Federal Employee Demographics and Integration of State Retirement Plans With Social Security
FPCD-83-38: Published: Jul 27, 1983. Publicly Released: Aug 22, 1983.
- Full Report:
Pursuant to a congressional request, GAO provided information on social security coverage for Federal civilian employees, including demographic data on employees now covered by the civil service retirement system (CSRS) and an analysis of the approaches used by several States to integrate social security into their staff retirement plans for general employees. GAO also reviewed the Tennessee Valley Authority's (TVA) retirement system, because it is the largest Federal retirement system that is integrated with social security.
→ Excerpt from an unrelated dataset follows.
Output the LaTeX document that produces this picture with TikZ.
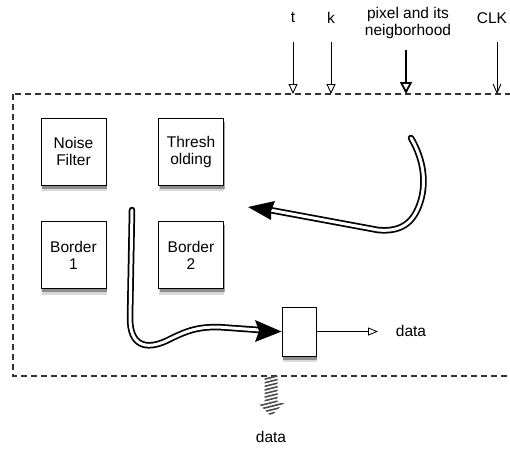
\documentclass[tikz,border=0pt]{standalone}
\usepackage{fontspec}
\setmainfont{Liberation Sans}
\usetikzlibrary{shadows,arrows.meta}
\begin{document}
\begin{tikzpicture}[x=1pt,y=-1pt,
  every node/.style={font=\fontsize{15.5}{17}\selectfont},
  blk/.style={draw=black,line width=1pt,fill=white,minimum width=65pt,minimum height=67pt,inner sep=0pt,align=center,
     drop shadow={shadow xshift=0.5pt,shadow yshift=-6pt,fill=black,opacity=0.15},
     drop shadow={shadow xshift=1pt,shadow yshift=-3.5pt,fill=black,opacity=0.35}},
  lbl/.style={inner sep=0pt,align=center},
  inarrow/.style={line width=0.9pt,-{Triangle[open,length=10pt,width=9pt]}},
  dbo/.style={line width=6.5pt,black,line cap=round},
  dbi/.style={line width=3pt,white,line cap=round},
  bordr/.style={dash pattern=on 6pt off 4pt,line width=1.1pt,black!80}]
\useasboundingbox (0,0) rectangle (510,459);
\clip (0,0) rectangle (510,459);
% frame
\draw[bordr] (13,94) rectangle (530,376);
% blocks
\node[blk] (nf) at (73.5,151.5) {Noise\\Filter};
\node[blk] (th) at (191,151.5) {Thresh\\olding};
\node[blk] (b1) at (73.5,255) {Border\\1};
\node[blk] (b2) at (191,255) {Border\\2};
\node[blk,minimum width=34pt,minimum height=49pt] (out) at (299,331.5) {};
% top inputs
\node[lbl] (t) at (293,18) {t};
\node[lbl] (k) at (331,18) {k};
\node[lbl] (px) at (408,23) {pixel and its\\neigborhood};
\node[lbl] (clk) at (492,18) {CLK};
\coordinate (ta) at (293,94);
\coordinate (ka) at (331,94);
\coordinate (pa) at (406,94);
\coordinate (ca) at (497,94);
\draw[inarrow] (293,42) -- (ta);
\draw[inarrow] (331,42) -- (ka);
\draw[line width=2.2pt,-{Triangle[open,length=12pt,width=12pt,line width=1.8pt]}] (406,50) -- (pa);
\draw[line width=0.9pt,-{Straight Barb[length=9pt,width=8pt]}] (497,42) -- (ca);
% output data
\node[lbl] (dout) at (411,331) {data};
\draw[line width=0.8pt,-{Triangle[open,length=10pt,width=8pt]}] (out.east) -- (378,331.5);
% bottom hatched arrow
\coordinate (hb) at (271,376);
\begin{scope}
\clip (264.5,376) -- (277.5,376) -- (277.5,403) -- (284,403) -- (271,416) -- (258,403) -- (264.5,403) -- cycle;
\foreach \i in {0,...,14} {
  \draw[line width=1.6pt,black!70] (250,372+3.6*\i) -- (290,362+3.6*\i);
}
\end{scope}
\node[lbl] (dbot) at (271,437) {data};
% feedback curve (right)
\draw[dbo] (411,138) .. controls (425,162) and (426,185) .. (420,203) .. controls (413,224) and (400,232) .. (378,230) -- (270,210);
\draw[dbi] (411,138) .. controls (425,162) and (426,185) .. (420,203) .. controls (413,224) and (400,232) .. (378,230) -- (268,209.6);
\fill (248,207) -- (275,201) -- (271,211) -- (271,220) -- cycle;
% curve to output
\draw[dbo] (132,210) -- (130,318) .. controls (130,346) and (146,350) .. (166,341) .. controls (186,331) and (196,327) .. (218,327) -- (260,330);
\draw[dbi] (132,210) -- (130,318) .. controls (130,346) and (146,350) .. (166,341) .. controls (186,331) and (196,327) .. (218,327) -- (262,330.2);
\fill (out.west) -- (255,320) -- (259,331) -- (255,342) -- cycle;
\end{tikzpicture}
\end{document}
GAO found that, during the past 10 years, Federal employees generally retired at age 61, while the average age of all Federal annuitants averaged almost 70 years of age. Only 40 percent of all new Government employees are expected to receive benefits from the CSRS, and only 23 percent will eventually qualify for optional retirement. When a retirement plan is integrated with social security, it attempts to compensate for the fact that social security benefits as a percent of salary decrease as income levels increase. However, most of the eight State plans reviewed by GAO were not integrated with social security, primarily because the State plans predated social security enactment or the State's decision to elect social security coverage. Of the three States in the study that do have integrated plans, one uses a step rate approach, one an offset approach, and the third uses a form of the step rate approach. The step rate and offset approaches facilitate integration of benefits with social security across income levels, but several officials advised against the use of the offset approach because of administrative problems. Three State plans and TVA have a level income benefit option for individuals taking retirement before they are eligible for social security. This option attempts to equalize total retirement benefits before and after social security begins.